From recent strikes across the country—including the St. Paul teachers’ union threat of striking on March 10—to Democratic presidential candidates’ pay increase promises, the current teacher compensation debate has departed from once-prevailing arguments about the topic.
No longer is the concern about how teachers are paid but how much they are paid.
Results from a recent study, though, reveal how teachers are compensated is worth revisiting, especially because it is linked to higher test scores.
The meta-analysis reviewed 37 studies, including 26 conducted in the U.S., to note the link between teacher pay incentives and student test scores.
Among the U.S. based studies, the results suggest that the effect of teacher merit pay on student test scores is positive and statistically significant.
The effects varied by program design, such as whether the program was paired with professional development, but were still significant regardless. Higher award amounts, and programs that awarded merit pay by rank-order versus to a group of teachers, produced stronger results as well.
Merit pay programs paired with in-service professional development produce an effect estimate that is larger than the overall effect. Notably, merit pay programs paired with professional development produce one of the largest effect sizes across the different program characteristics. When we examine merit pay programs without a professional development component, the effect is statistically significant and nearly identical to the overall effect, suggesting that the positive results from merit pay are not driven by professional development opportunities. Also, merit pay programs using pay criteria based on multiple measures of teacher effectiveness are associated with an effect size that is larger than the overall summary effect.
We find that larger incentives are associated with larger effect sizes, though it is important to keep in mind that these estimates are based on a small number of studies. Finally, incentive programs in operation for fewer years are associated with larger effects than longer-running programs.

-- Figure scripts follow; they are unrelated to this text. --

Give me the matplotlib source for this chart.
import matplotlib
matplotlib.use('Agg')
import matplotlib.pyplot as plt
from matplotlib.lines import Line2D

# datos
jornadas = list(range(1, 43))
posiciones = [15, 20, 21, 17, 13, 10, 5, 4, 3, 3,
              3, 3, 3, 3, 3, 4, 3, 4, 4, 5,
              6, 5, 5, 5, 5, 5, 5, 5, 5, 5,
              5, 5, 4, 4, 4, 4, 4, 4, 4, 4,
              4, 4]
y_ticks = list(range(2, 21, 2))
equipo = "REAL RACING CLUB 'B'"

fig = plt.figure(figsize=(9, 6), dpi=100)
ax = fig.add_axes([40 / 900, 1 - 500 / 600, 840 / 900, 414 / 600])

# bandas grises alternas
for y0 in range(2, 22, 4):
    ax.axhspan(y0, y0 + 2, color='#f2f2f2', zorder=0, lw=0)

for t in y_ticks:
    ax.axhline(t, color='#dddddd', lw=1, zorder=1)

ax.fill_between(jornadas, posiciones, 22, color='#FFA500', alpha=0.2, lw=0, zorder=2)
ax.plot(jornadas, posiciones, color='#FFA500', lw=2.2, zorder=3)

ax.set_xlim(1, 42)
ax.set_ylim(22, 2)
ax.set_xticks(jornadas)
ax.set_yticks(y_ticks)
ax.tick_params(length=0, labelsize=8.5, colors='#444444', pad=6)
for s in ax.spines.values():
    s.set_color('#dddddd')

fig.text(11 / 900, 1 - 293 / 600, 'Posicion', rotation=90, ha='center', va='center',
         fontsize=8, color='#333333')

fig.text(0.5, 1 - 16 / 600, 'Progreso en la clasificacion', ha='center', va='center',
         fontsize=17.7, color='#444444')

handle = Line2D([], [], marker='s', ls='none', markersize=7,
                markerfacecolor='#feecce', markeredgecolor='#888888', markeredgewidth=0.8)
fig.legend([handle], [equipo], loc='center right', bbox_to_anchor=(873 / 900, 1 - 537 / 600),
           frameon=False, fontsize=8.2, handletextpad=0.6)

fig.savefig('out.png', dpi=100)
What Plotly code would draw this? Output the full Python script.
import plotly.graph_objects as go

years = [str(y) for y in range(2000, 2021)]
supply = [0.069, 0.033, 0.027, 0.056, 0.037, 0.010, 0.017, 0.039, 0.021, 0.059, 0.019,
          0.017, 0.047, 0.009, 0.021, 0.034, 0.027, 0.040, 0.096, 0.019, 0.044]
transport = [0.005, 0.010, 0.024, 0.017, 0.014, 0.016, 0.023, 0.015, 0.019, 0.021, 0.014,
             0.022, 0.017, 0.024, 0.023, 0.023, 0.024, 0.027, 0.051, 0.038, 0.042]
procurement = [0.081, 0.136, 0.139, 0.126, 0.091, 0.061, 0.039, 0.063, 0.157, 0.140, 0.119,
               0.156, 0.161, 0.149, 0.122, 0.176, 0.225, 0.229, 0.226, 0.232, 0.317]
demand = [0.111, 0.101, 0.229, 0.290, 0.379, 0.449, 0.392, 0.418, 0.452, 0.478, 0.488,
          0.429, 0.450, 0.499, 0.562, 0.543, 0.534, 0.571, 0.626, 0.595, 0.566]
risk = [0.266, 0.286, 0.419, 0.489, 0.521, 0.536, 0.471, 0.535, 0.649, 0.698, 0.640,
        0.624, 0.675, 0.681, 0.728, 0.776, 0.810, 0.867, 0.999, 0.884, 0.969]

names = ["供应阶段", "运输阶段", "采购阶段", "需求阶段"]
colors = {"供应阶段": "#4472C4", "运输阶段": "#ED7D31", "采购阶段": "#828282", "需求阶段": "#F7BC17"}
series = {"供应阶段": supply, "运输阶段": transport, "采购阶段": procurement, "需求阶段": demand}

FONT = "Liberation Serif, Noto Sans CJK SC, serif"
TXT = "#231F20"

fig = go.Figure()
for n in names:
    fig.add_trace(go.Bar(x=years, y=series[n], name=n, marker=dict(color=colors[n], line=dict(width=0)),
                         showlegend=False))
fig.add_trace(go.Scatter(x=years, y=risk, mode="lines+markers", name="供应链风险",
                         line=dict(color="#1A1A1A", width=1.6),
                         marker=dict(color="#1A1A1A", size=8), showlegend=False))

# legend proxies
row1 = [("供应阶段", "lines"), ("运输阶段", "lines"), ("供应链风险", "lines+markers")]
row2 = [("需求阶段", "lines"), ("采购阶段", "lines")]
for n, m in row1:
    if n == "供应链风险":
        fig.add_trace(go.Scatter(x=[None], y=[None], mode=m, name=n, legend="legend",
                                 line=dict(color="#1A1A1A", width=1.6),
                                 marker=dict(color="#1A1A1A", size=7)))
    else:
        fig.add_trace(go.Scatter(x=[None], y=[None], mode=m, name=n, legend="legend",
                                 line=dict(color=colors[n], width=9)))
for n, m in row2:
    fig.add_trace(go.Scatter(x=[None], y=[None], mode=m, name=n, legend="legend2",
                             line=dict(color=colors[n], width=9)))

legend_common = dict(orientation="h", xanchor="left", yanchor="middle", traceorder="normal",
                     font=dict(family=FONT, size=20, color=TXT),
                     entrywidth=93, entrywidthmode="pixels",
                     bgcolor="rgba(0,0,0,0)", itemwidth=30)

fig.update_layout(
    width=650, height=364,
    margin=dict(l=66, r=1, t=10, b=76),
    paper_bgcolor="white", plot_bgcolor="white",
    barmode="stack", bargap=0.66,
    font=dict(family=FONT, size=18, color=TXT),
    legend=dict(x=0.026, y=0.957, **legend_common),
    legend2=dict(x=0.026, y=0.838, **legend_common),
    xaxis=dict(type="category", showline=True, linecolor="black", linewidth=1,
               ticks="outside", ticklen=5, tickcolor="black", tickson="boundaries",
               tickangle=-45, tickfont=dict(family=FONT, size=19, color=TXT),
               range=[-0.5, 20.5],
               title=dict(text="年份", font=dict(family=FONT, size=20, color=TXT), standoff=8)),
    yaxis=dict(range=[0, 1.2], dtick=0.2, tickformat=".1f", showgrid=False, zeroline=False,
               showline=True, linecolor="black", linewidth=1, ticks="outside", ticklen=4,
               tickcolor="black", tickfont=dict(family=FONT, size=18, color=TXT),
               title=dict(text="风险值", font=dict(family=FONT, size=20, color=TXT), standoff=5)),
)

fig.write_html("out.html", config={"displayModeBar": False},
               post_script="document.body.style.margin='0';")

The study also found “strong evidence that the effects of merit pay on teacher motivation are aligned with its effects on student test scores” and that merit pay helps attract and retain high-performing teachers; thus, improving the composition of the teacher workforce. There is also evidence merit pay can be used to entice effective teachers to work in lower-performing schools.
While not all merit-pay programs that have been implemented have succeeded, performance-pay programs do produce positive results on student outcomes and should rejoin the teacher compensation debate.